# Electrolytic Gold Refining - VIDEO



## kadriver (Mar 5, 2020)

I thought some folks might get a kick out of my tiny electrolytic gold refining cell:

https://youtu.be/zDfujDqEPMo

Thank you!
kadriver


----------



## acpeacemaker (Mar 5, 2020)

I bet it's pretty sweet, but it's on private 


I've still been trying to find the old post where the op used a platinum sheet sandwiched in-between scotch tape. So the crystals were easily removed. I always thought it was a cool one.


----------



## rickzeien (Mar 6, 2020)

Link says private.

Sent from my SM-G950U using Tapatalk


----------



## UncleBenBen (Mar 6, 2020)

It played for me.

Very cool!!


----------



## rickzeien (Mar 6, 2020)

Played now also.
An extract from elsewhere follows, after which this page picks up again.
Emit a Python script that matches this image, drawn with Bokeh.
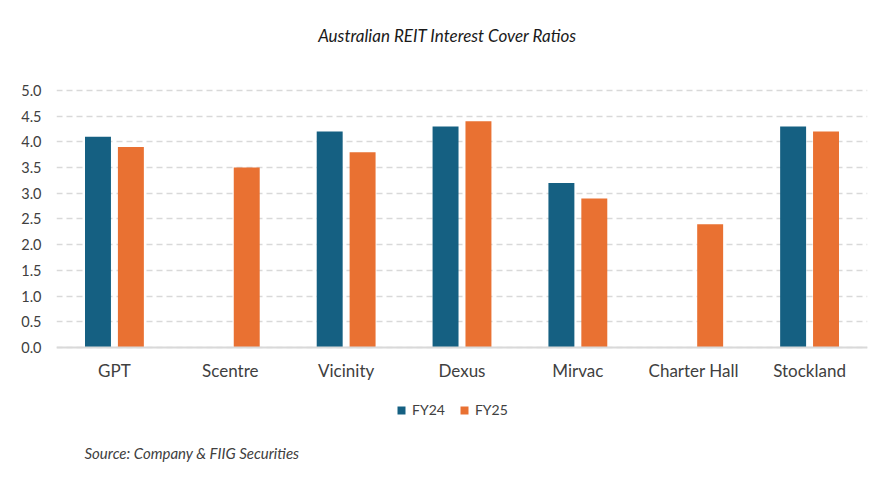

Thanks for sharing. 

Sent from my SM-G950U using Tapatalk


----------



## Smack (Mar 6, 2020)

Apples to apples would have been, refill the beaker with the same mixture of acids as apposed to just water. They have different weights.


----------



## archeonist (Mar 7, 2020)

This is an awsome experiment, thanks for sharing this. Extremly interesting to watch! When you still have your solution, isn't it interesting to try to grow bigger crystals? What would happen if you used a very very small current en let your crystals grow for a month or so? Maybe temperature is also interesting to play with?


----------